# Problem statement
Print exactly what lies from the line with "Convert this chart to matplotlib code." down to the line with "-0.72, -0.6, -0.5, -0.45, -0.4, -0.3, -0.25, -0.2, 0.05]", counting both of those lines, but not the pictures.

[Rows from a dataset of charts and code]
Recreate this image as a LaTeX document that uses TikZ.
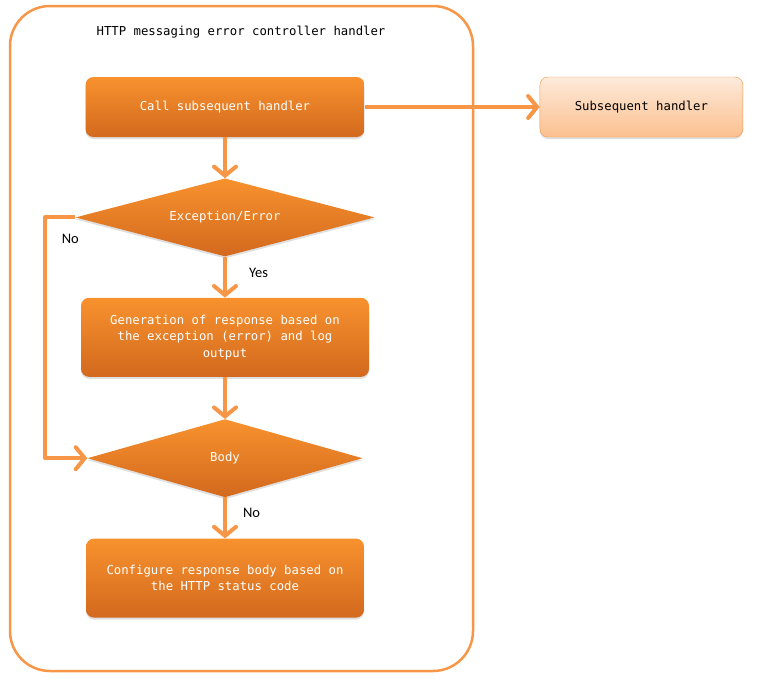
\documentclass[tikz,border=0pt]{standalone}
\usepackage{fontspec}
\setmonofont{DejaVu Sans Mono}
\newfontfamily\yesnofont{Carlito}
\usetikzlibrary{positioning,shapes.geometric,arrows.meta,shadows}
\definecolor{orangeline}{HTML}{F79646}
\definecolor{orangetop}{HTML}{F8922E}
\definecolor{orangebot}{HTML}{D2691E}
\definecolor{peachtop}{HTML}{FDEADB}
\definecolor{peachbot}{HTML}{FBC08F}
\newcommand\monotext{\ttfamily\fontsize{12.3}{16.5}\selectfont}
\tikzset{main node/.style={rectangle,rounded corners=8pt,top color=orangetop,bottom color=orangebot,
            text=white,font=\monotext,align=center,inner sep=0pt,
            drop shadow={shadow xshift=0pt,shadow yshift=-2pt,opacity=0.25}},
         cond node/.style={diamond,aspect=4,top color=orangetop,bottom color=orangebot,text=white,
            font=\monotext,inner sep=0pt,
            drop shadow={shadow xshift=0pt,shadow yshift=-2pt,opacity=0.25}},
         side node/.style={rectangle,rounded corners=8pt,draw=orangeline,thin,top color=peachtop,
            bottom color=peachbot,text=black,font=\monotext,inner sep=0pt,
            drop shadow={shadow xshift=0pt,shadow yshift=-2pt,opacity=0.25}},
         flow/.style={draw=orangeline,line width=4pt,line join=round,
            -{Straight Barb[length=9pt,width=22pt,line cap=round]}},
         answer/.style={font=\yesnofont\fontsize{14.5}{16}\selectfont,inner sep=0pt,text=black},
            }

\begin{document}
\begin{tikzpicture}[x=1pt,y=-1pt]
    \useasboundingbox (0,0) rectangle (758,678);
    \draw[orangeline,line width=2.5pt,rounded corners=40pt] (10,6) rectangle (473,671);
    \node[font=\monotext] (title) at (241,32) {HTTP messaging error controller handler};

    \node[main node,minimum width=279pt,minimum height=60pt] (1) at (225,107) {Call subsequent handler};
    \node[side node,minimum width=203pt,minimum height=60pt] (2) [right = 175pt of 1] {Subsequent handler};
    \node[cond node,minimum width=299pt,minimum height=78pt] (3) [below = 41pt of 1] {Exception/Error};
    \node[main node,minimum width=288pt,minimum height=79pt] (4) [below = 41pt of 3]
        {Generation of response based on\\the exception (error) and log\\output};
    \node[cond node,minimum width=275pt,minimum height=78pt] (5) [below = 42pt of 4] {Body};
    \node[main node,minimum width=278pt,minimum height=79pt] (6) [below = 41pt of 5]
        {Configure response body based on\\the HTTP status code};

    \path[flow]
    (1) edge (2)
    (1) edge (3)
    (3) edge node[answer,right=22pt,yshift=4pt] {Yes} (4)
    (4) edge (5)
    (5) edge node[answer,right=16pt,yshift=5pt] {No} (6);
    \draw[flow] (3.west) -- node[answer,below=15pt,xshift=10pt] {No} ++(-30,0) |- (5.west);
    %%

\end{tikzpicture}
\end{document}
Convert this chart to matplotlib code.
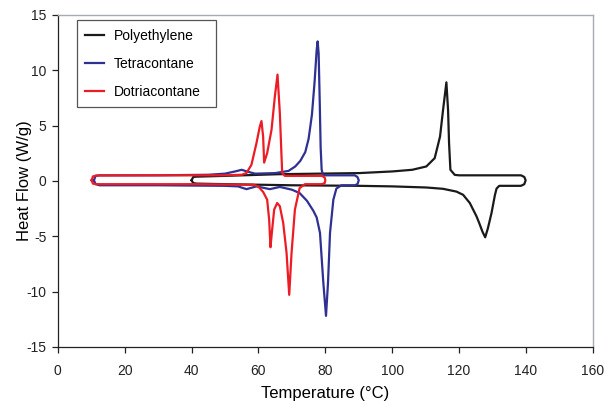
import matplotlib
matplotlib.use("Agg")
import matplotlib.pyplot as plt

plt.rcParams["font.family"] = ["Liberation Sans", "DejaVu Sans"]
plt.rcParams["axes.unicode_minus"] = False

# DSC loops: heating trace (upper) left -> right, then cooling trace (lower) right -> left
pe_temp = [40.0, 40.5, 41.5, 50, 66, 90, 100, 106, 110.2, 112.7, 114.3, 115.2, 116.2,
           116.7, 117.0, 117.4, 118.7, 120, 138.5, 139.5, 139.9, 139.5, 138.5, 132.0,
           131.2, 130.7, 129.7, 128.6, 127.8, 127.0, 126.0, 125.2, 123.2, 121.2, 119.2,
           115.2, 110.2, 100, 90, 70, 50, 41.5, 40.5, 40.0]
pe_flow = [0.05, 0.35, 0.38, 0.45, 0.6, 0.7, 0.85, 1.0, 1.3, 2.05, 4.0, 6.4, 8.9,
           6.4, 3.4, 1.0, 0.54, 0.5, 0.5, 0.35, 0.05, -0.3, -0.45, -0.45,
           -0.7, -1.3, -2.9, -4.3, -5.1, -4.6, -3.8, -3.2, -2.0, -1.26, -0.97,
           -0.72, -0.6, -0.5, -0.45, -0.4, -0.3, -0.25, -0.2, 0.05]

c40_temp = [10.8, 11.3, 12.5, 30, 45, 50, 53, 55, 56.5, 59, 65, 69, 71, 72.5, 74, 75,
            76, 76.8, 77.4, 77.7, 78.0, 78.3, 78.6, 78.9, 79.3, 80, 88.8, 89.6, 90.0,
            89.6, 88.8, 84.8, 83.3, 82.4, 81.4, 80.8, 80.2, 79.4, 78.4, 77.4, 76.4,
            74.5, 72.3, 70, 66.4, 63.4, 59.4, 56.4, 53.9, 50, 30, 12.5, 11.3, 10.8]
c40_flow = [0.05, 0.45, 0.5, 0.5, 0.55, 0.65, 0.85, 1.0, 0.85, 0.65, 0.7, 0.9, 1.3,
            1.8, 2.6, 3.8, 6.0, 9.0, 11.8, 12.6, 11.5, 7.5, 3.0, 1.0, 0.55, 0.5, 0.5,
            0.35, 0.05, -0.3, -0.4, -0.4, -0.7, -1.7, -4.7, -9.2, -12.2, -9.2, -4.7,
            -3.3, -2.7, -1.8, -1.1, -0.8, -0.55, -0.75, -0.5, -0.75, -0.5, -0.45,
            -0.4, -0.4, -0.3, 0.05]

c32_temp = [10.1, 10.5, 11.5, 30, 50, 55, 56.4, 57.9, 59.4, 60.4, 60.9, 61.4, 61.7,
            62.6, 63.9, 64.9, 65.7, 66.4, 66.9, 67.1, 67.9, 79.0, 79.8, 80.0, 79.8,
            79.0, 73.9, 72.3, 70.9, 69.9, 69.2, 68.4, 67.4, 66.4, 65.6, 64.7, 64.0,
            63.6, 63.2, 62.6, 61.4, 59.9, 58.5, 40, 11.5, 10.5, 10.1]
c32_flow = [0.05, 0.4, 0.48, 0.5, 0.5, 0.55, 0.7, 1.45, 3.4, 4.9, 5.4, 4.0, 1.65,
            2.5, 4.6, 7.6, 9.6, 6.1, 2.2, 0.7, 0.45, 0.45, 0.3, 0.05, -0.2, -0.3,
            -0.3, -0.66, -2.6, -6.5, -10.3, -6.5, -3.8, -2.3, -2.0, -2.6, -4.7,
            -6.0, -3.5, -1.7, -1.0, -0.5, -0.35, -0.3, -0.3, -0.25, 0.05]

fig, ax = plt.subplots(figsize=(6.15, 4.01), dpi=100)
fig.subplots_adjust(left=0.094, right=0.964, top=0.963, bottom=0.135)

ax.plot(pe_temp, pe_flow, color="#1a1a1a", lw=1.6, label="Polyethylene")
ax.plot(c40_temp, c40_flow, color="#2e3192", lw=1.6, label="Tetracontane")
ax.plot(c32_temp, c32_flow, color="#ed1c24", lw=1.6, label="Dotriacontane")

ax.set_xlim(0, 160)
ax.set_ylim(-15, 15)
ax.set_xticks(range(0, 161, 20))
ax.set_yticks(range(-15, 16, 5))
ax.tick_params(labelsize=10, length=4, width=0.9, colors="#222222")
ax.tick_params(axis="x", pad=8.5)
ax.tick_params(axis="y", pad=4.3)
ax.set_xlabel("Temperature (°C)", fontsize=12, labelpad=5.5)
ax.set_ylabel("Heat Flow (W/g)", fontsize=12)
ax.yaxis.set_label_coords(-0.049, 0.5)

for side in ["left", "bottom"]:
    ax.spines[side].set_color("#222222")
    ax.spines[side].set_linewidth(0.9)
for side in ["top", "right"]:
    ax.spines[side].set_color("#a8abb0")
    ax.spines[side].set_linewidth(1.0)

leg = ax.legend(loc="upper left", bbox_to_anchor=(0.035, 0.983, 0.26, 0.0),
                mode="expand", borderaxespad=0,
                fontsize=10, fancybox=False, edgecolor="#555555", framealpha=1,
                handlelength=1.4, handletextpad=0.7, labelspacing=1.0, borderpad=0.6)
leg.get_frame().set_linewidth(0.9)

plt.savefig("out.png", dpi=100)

# Written reply
Convert this chart to matplotlib code.
import matplotlib
matplotlib.use("Agg")
import matplotlib.pyplot as plt

plt.rcParams["font.family"] = ["Liberation Sans", "DejaVu Sans"]
plt.rcParams["axes.unicode_minus"] = False

# DSC loops: heating trace (upper) left -> right, then cooling trace (lower) right -> left
pe_temp = [40.0, 40.5, 41.5, 50, 66, 90, 100, 106, 110.2, 112.7, 114.3, 115.2, 116.2,
           116.7, 117.0, 117.4, 118.7, 120, 138.5, 139.5, 139.9, 139.5, 138.5, 132.0,
           131.2, 130.7, 129.7, 128.6, 127.8, 127.0, 126.0, 125.2, 123.2, 121.2, 119.2,
           115.2, 110.2, 100, 90, 70, 50, 41.5, 40.5, 40.0]
pe_flow = [0.05, 0.35, 0.38, 0.45, 0.6, 0.7, 0.85, 1.0, 1.3, 2.05, 4.0, 6.4, 8.9,
           6.4, 3.4, 1.0, 0.54, 0.5, 0.5, 0.35, 0.05, -0.3, -0.45, -0.45,
           -0.7, -1.3, -2.9, -4.3, -5.1, -4.6, -3.8, -3.2, -2.0, -1.26, -0.97,
           -0.72, -0.6, -0.5, -0.45, -0.4, -0.3, -0.25, -0.2, 0.05]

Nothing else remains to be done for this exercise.